Can humans survive at over 100 degress F with 100% humidity?

About as close to zero as you might consider. 0.03% is the humidity at the South Pole.

We regularly get humidity in the single digits where I live in Australia. Temperatures in the low 40’s (Celcius) to match. I’m sure Arizona is pretty similar.

So what combination of heat and humidity is an imminent threat to life?

This Canadian site has an interesting table about that. They calculate a “humidex” and a score of over 54 means imminent risk of heat stroke (which untreated means death) for someone doing a moderate level of work.

According to that site at a temperature of 100 F (37.8 C), heat stroke would be an imminent risk at a relative humidity of about 65%.

At a relative humidity of near 100% (call it 95%) a temperature of 95 F (35 C) would also mean that imminent risk of heat stroke.

So the op’s point is valid but it doesn’t take 100/100 to do it.

I was going to suggest that a hot bath would be the physiological equivalent of 100/100, but then this site says:

I wonder how many people clicked on the link just to say this (I lived in Houston from 1971-1986 and lived on the coast without AC before that.)

It is if the environment is over 98 degrees…

As far as Houston goes … yeah it’s subtropical and it gets hot but not into heat index 130 (= humidex 54 = risk of heat stroke) range hardly ever. The record hot day had a temperature of 104 and an extremely uncomfortable heat index of 110 … but not 130.

And isn’t there more air conditioning per capita in Houston than any other city in the world? Who goes outside? :slight_smile:

Having covered the south central U.S., how about some place really dismal, like a tropical rain forest? Let’s say it’s a hot summer day in a near-sea level swamp. How high does the heat index get in a place like that?

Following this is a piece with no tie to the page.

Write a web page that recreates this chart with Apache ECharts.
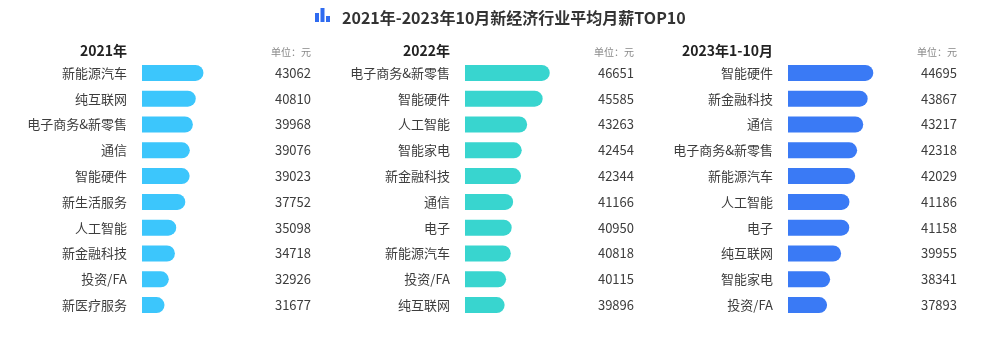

I found China to be really hot and humid when I was there last summer, Hangzhou in particular. So, I check Weather Underground for today’s forecast.

93 F, with humidity of 73% predicted at 5pm (their time) gave a heat index of 120 F.

Pfft. I used to spend summers in Muscat, Oman (summer temperatures occasionally exceed 120 degrees Fahrenheit) and one year we had 110+ degrees and 80+ per cent humidity for five days in a row.

God, that was miserable.

Living in Houston, I agree that it is hot and miserable in the summer, especially without air conditioning (the week without power during Hurricane Ike was excruciatingly unpleasant). Today it’s supposed to get near 100, but the humidity will probably not exceed 50% when it reaches 100. As Darth Panda and RNATB have posted, the weather gets a whole lot worse in places closer to the tropics.

One of my favorite weather anecdotes came from an American professor visiting Vietnam. He was fluent in Vietnamese, but looked like your basic U.S. tourist. He said it was about 100 and steamy when he got off the plane, and so by the time he made it out of the terminal, he was drenched. A little girl walking with her mother tugged on mom’s hem, pointed at him, and asked her mother, “Mommy, why is that man melting?”

This may be a nitpick, but the hottest temperature ever recorded in Houston was 109 degrees, on September 4th, 2000. The dew point was recorded at 66 degrees F, giving a heat index of 117 degrees (and this is where anyone from Phoenix can start laughing.)

Keep in mind that the heat index from hangzhou that I posted (120) wasn’t some kind of record or anything - it’s just what the forecast happened to be on that day…

From what I can find, the heat index on our hottest day (122F, 6/26/90) was 134F. That was in June, though, our dryest month. I bet some of our July days of 115+ have had much higher humidity and much higher heat indexes.

Back when I was training on a prototype naval nuclear power plant (D1G), there was a so-called “steam room” in which there were three main steam valves that had to be manually opened and shut when the plant was started up and shut down.

We were issued thick leather gloves (with government markings on them reading, “Gloves, Leather, Forest Worker” :)) to operate the handwheels, because they were hot (over 200 deg F). It took about five minutes to open and shut each of the three valves, and it was hard work.

Anyway, there was a prominent thermometer in the room right next to a wet-bulb thermometer. Both generally read the same reading, indicating the relative humidity in the room was 100%. And both generally read a temperature of about 125 deg F.

As an “Engineering Officer of the Watch” in training, I only had to do this operation twice (once for a startup and once for a shutdown). When I left the room, my undershirt and cotton uniform were literally dripping with sweat. I looked like a steamed lobster. I actually got salt stains all over my uniform from all of the sweat.

So anyway, a human can survive these conditions, for a little while, anyway. :wink:

P.S. Once I got to my submarine, we had nuclear-powered air conditioning throughout the engine room–except during drills when we had to “rig for reduced electrical.” With the A/C out, temperatures in the engine room rose from 85 deg F to 120 deg F (at close to 100% humidity) in about 15 minutes.